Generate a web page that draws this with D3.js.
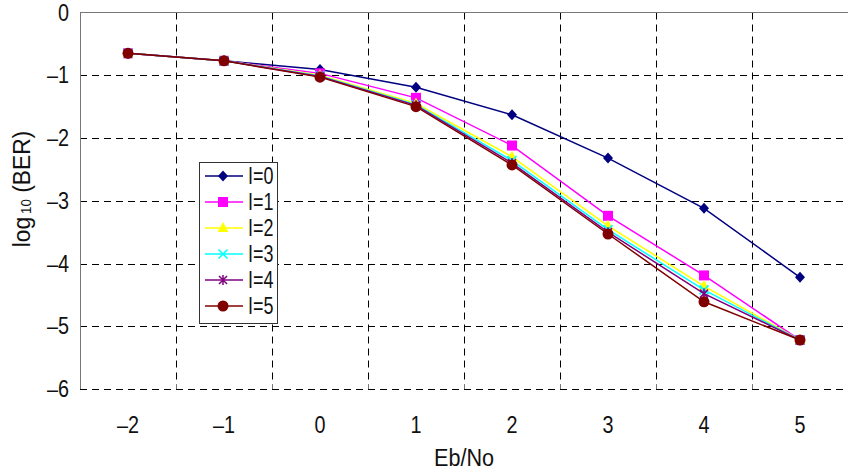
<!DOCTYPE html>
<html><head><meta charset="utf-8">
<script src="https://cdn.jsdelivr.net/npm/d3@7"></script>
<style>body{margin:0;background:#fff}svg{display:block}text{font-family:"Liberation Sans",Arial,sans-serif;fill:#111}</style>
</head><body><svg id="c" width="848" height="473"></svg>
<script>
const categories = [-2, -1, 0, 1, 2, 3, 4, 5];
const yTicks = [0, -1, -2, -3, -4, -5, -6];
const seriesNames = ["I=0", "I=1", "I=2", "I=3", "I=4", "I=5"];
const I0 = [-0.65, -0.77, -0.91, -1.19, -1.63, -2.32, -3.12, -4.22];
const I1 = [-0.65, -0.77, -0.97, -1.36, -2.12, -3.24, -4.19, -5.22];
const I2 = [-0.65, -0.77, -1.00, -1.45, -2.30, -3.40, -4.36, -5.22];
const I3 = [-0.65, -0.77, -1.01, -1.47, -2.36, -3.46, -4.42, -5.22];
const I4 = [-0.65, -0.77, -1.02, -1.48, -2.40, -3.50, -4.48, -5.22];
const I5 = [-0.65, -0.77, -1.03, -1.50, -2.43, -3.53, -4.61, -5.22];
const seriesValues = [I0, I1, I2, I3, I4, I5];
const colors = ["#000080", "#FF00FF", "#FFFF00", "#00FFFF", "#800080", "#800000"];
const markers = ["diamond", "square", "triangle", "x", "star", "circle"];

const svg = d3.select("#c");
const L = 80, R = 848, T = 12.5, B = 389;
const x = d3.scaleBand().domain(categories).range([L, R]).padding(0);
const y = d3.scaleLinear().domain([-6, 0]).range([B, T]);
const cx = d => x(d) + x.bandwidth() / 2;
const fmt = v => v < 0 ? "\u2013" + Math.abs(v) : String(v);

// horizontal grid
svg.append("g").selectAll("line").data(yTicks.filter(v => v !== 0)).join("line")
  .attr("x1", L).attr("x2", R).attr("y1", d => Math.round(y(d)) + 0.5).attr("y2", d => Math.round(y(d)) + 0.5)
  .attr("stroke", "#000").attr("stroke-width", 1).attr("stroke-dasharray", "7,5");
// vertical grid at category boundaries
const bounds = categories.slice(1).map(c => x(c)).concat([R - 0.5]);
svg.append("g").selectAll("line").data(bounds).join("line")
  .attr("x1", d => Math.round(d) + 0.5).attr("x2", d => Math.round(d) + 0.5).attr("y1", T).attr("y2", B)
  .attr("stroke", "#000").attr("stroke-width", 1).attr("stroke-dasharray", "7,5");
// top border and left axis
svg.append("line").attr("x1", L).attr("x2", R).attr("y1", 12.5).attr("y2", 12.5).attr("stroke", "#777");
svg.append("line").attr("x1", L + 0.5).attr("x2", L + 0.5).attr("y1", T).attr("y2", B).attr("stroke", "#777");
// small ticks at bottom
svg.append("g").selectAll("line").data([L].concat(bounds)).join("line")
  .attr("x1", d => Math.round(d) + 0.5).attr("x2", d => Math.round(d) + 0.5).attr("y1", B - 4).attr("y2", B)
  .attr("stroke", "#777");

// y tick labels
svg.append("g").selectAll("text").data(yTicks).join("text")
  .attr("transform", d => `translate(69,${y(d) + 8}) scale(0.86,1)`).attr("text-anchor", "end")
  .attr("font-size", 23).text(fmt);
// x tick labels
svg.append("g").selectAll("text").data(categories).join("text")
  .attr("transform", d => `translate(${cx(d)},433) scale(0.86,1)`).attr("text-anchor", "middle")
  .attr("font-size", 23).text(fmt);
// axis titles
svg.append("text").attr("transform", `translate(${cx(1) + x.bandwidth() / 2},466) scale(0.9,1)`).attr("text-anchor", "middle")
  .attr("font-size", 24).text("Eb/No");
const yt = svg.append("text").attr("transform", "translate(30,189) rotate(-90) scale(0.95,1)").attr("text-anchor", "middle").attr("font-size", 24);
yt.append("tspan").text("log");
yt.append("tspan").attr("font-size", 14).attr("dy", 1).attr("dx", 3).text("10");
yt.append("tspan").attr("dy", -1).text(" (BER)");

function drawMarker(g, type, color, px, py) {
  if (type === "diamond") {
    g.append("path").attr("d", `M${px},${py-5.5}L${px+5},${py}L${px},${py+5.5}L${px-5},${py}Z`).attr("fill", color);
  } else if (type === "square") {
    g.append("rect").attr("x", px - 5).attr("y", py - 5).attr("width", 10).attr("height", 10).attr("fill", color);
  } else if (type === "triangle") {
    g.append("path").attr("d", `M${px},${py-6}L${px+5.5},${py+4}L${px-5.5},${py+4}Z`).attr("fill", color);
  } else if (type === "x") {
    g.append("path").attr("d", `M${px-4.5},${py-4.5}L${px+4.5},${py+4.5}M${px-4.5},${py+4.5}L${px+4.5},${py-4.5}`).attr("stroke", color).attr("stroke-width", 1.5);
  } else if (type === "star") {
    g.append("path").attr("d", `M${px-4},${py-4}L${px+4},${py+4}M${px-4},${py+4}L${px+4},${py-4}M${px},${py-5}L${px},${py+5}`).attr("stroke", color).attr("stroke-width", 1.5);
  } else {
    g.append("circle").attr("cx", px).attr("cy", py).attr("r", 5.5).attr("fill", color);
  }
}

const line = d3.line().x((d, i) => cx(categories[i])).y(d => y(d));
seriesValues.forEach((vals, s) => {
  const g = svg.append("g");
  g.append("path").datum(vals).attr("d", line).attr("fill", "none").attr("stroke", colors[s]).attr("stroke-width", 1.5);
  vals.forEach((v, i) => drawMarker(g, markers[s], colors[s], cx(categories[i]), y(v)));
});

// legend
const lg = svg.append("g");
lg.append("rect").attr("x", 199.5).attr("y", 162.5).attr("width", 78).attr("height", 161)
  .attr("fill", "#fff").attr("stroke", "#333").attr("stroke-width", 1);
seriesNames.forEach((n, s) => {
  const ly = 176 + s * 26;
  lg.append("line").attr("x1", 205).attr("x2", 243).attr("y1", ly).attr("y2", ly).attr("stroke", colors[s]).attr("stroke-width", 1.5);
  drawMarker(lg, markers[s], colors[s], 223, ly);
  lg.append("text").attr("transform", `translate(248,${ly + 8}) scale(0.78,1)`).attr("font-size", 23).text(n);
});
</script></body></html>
---
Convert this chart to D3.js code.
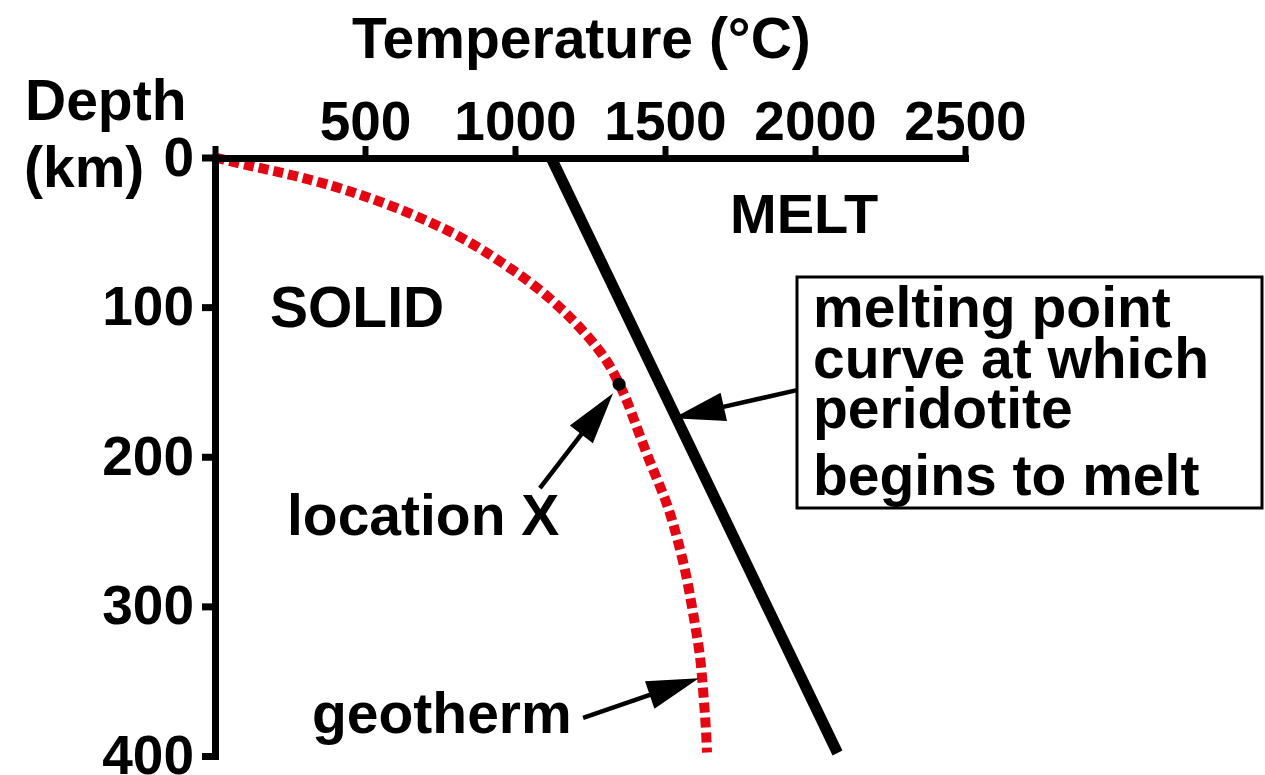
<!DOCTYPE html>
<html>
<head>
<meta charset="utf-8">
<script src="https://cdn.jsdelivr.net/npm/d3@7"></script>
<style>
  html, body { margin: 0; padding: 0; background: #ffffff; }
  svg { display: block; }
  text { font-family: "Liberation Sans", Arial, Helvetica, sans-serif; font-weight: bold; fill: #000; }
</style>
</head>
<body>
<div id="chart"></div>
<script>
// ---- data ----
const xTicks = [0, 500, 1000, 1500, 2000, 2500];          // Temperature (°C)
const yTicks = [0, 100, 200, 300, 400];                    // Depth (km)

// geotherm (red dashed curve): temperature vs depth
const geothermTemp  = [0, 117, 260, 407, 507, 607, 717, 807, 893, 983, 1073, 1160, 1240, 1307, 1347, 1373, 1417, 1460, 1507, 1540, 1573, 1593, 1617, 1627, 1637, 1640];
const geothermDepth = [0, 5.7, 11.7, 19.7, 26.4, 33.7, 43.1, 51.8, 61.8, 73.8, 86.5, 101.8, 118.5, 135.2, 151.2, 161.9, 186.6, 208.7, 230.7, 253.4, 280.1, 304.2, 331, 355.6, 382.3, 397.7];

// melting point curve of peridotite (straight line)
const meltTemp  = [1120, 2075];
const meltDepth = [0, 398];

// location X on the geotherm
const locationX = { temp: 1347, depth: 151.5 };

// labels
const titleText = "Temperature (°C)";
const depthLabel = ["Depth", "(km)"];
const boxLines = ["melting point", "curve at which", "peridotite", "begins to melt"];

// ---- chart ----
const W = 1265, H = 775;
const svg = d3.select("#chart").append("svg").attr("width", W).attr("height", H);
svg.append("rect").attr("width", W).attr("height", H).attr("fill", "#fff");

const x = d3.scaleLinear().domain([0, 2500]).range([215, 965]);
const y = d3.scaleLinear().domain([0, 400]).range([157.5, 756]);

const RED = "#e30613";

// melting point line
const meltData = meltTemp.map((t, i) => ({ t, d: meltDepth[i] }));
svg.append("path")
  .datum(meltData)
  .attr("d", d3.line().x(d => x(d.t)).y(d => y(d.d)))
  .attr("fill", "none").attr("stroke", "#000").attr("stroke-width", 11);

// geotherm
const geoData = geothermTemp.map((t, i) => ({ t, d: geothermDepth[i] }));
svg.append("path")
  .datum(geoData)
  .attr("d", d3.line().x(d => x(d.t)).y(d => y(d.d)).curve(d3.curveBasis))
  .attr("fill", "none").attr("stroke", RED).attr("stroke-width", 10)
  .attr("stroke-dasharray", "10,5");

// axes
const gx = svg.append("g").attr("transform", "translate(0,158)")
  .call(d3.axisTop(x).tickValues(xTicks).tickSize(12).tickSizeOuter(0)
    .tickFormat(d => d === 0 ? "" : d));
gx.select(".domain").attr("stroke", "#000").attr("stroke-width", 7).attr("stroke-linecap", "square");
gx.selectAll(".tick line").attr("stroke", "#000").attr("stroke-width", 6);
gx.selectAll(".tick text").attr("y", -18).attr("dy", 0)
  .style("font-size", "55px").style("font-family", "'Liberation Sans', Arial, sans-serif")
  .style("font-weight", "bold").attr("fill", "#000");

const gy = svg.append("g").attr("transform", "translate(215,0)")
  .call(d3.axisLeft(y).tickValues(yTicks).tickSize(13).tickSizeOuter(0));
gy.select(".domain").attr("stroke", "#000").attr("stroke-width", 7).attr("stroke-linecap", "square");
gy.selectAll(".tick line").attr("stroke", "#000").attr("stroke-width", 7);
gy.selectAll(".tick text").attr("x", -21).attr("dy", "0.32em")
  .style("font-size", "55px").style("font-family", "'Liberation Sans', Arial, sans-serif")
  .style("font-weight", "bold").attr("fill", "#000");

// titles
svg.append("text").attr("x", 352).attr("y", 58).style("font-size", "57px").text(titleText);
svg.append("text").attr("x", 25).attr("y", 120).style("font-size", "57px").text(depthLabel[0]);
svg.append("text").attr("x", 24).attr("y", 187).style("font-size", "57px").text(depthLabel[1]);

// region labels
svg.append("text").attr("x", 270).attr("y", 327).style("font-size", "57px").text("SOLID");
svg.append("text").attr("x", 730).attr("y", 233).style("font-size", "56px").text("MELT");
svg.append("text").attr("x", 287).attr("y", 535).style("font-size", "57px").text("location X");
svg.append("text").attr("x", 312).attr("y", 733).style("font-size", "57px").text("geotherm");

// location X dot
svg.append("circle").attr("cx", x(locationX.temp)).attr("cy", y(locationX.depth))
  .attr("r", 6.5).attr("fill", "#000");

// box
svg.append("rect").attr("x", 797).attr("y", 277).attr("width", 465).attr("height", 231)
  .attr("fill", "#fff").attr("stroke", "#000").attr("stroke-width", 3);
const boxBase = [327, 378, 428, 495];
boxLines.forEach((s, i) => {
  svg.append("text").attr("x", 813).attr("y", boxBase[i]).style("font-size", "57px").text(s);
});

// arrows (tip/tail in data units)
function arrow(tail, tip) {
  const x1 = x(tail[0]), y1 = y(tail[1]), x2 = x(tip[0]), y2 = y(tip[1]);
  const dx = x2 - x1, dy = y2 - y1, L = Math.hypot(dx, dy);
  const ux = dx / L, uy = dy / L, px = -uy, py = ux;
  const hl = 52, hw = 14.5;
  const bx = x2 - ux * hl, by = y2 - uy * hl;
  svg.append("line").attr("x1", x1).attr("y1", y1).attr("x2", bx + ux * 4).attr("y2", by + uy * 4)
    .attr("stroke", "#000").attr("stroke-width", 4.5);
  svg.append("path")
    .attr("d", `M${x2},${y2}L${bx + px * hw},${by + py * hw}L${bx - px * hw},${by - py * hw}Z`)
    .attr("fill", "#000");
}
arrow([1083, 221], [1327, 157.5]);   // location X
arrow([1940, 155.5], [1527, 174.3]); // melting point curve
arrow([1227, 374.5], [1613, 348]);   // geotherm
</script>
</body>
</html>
--
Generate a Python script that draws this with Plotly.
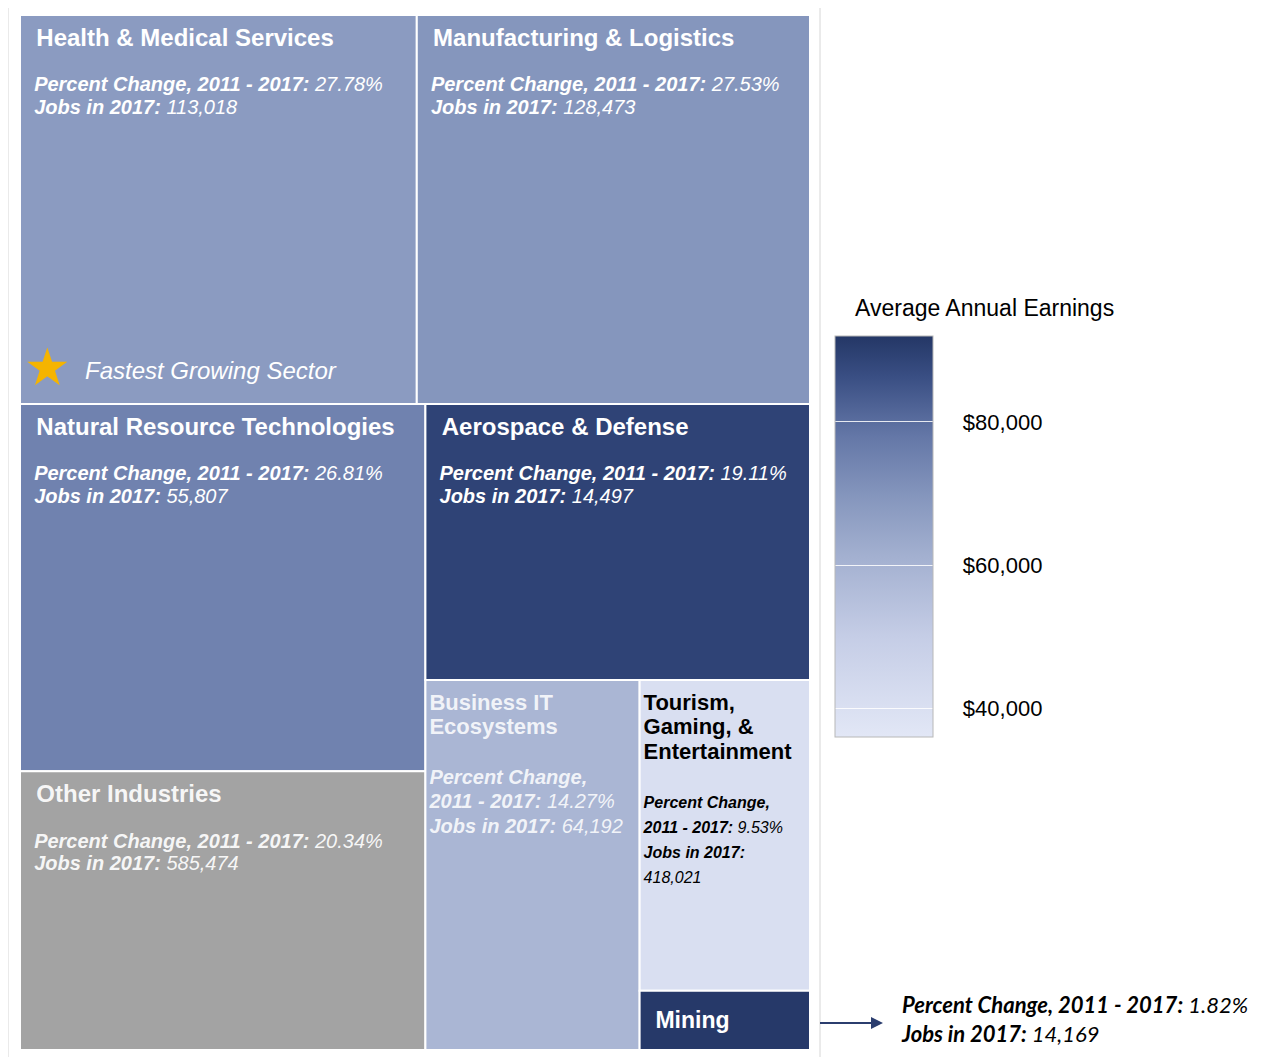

• [What is asked]: Above are the records. Copy only the lines from the one with "Generate a web" through the one with "const fmt = v", exactly, with no pictures.

• [Complete answer]:
Generate a web page that draws this with D3.js.
<!DOCTYPE html>
<html><head><meta charset="utf-8">
<script src="https://cdn.jsdelivr.net/npm/d3@7"></script>
<style>body{margin:0;background:#fff}svg{display:block}text{font-family:"Liberation Sans",Arial,sans-serif;fill:#111}</style>
</head><body><svg id="c" width="848" height="473"></svg>
<script>
const categories = [-2, -1, 0, 1, 2, 3, 4, 5];
const yTicks = [0, -1, -2, -3, -4, -5, -6];
const seriesNames = ["I=0", "I=1", "I=2", "I=3", "I=4", "I=5"];
const I0 = [-0.65, -0.77, -0.91, -1.19, -1.63, -2.32, -3.12, -4.22];
const I1 = [-0.65, -0.77, -0.97, -1.36, -2.12, -3.24, -4.19, -5.22];
const I2 = [-0.65, -0.77, -1.00, -1.45, -2.30, -3.40, -4.36, -5.22];
const I3 = [-0.65, -0.77, -1.01, -1.47, -2.36, -3.46, -4.42, -5.22];
const I4 = [-0.65, -0.77, -1.02, -1.48, -2.40, -3.50, -4.48, -5.22];
const I5 = [-0.65, -0.77, -1.03, -1.50, -2.43, -3.53, -4.61, -5.22];
const seriesValues = [I0, I1, I2, I3, I4, I5];
const colors = ["#000080", "#FF00FF", "#FFFF00", "#00FFFF", "#800080", "#800000"];
const markers = ["diamond", "square", "triangle", "x", "star", "circle"];

const svg = d3.select("#c");
const L = 80, R = 848, T = 12.5, B = 389;
const x = d3.scaleBand().domain(categories).range([L, R]).padding(0);
const y = d3.scaleLinear().domain([-6, 0]).range([B, T]);
const cx = d => x(d) + x.bandwidth() / 2;
const fmt = v => v < 0 ? "\u2013" + Math.abs(v) : String(v);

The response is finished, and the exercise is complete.